Decision Tree Regression on Salary

Import salary dataset

dataset=read.csv('Position_Salaries.csv')
dataset=dataset[2:3]

Fitting Simple Decision Tree to the dataset

library(ggplot2)
## Warning: package 'ggplot2' was built under R version 3.4.2
library(rpart)
## Warning: package 'rpart' was built under R version 3.4.2
regressor=rpart(formula= Salary ~. , data=dataset)

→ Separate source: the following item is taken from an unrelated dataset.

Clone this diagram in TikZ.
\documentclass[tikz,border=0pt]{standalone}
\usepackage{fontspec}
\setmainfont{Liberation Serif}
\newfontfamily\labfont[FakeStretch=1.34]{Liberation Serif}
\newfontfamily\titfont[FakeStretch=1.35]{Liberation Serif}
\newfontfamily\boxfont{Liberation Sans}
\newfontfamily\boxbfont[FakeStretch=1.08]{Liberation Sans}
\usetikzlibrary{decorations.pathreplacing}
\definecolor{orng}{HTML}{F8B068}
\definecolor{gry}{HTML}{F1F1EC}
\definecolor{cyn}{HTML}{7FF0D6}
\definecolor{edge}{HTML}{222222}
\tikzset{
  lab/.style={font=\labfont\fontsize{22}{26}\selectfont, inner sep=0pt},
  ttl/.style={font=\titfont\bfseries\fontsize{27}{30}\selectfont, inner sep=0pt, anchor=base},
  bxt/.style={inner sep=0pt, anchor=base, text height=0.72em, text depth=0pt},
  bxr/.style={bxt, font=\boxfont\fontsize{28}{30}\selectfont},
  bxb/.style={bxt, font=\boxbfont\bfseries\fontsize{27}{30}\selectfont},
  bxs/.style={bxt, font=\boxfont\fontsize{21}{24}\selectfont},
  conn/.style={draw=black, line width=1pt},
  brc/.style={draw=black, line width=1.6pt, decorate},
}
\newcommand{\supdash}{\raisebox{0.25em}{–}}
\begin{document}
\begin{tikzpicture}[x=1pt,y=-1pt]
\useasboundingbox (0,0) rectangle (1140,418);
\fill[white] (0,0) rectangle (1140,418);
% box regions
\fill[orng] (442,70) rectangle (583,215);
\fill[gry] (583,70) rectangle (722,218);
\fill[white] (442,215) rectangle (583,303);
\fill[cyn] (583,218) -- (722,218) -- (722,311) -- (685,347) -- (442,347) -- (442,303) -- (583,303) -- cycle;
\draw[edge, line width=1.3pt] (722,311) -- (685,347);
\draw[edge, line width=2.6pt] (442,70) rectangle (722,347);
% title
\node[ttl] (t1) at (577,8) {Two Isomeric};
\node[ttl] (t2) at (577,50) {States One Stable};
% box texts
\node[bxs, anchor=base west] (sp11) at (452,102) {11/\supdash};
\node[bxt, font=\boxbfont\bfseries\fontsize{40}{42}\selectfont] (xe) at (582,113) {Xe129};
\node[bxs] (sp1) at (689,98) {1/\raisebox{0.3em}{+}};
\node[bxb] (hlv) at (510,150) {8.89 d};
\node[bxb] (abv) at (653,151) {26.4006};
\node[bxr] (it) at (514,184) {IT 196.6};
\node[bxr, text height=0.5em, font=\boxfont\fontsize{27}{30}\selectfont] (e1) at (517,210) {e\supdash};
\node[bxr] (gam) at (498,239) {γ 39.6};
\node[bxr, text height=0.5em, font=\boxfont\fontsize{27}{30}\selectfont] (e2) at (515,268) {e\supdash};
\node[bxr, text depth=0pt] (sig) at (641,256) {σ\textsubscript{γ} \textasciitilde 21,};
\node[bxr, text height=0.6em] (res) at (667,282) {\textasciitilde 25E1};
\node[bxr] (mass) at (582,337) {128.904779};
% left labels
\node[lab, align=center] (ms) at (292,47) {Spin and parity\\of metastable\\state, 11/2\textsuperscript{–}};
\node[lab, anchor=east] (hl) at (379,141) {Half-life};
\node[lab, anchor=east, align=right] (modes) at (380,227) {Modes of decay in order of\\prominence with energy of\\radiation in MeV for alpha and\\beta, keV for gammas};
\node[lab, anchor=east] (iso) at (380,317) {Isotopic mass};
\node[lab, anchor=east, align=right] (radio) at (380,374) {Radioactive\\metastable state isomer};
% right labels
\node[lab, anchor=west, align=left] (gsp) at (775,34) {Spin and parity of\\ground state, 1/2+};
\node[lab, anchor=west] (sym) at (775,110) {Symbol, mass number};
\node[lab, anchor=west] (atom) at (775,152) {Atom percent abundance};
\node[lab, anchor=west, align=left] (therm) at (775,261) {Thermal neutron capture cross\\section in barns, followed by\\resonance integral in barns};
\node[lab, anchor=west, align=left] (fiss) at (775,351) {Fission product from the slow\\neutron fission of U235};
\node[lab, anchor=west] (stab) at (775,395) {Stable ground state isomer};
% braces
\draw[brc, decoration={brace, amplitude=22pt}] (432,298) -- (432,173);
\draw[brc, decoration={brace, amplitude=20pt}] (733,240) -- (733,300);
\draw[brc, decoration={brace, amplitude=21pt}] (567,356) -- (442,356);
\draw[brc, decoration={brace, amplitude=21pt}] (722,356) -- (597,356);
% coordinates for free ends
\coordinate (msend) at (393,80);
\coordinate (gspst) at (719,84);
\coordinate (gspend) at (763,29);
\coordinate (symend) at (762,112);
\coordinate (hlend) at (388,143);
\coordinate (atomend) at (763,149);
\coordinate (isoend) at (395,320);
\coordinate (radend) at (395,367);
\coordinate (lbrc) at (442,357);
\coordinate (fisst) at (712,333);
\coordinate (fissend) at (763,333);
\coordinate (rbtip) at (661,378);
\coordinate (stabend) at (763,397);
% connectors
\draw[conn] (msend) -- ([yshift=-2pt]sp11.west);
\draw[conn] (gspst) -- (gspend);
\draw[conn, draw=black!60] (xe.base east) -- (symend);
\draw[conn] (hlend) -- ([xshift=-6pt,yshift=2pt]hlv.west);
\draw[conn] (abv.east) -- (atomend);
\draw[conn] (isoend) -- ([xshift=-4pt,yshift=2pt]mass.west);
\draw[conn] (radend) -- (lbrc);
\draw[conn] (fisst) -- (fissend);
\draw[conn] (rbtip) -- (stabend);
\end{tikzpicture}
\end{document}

Predict the salary with Decision Tree

y_tree_pred=predict(regressor, data.frame(Level=6.5))
y_tree_pred
## [1] 249500

Visualizing the Simple Decision Tree Regression

g2=ggplot()+
  geom_point(aes(x=dataset$Level , y=dataset$Salary), 
             colour="purple")+
  geom_line(aes(x=dataset$Level, y=predict(regressor, newdata= dataset)),
            colour="black")+
  ggtitle("Truth or Bluff(Decision Tree)")+
  xlab('Level')+
  ylab("Salary")
g2

##Analysis the result1 Decision tree over estimate the salary, and it has a straight line for all levels , because it just took the average of the 10 level salaries. In order to fix this problem, we need to make some splits.

Fitting Decision Tree with parameter

regressor1=rpart(formula= Salary ~. , data=dataset ,
                control=rpart.control(minsplit = 1))
y_tree_pred1=predict(regressor1, data.frame(Level=6.5))
y_tree_pred1
##      1 
## 250000

Visualizing the Decision Tree Regression with split

g3=ggplot()+
  geom_point(aes(x=dataset$Level , y=dataset$Salary), 
             colour="pink")+
  geom_line(aes(x=dataset$Level, y=predict(regressor1, newdata= dataset)),
            colour="green")+
  ggtitle("Truth or Bluff(Decision Tree with split)")+
  xlab('Level')+
  ylab("Salary")
g3

Analysis the result2

We can see the model is improved, we solved the problem of split, we can clearly see there are 4 intervals. However, the decision tree should take the average of level, therefore, we shouldn’t have the slant lines. We detect the problem is we only plot the observations according to 10 levels. Decision tree is non-continuous. Next section We will improve the our graph by adding higher resulotion

xgrid=seq(min(dataset$Level), max(dataset$Level),0.01)
g4=ggplot()+
  geom_point(aes(x=dataset$Level , y=dataset$Salary), 
             colour="red")+
  geom_line(aes(x=xgrid, y=predict(regressor1, newdata=data.frame(Level=xgrid))),
            colour="blue")+
  ggtitle("Truth or Bluff(Decision Tree with higher resolution)")+
  xlab('Level')+
  ylab("Salary")
g4

Conclusion

Now we can clearly see the intervals 1-6.5, 6.5-8.5, 8.5-9.5, 9.5-10. Finally, our graph shows a good decision tree model looks like.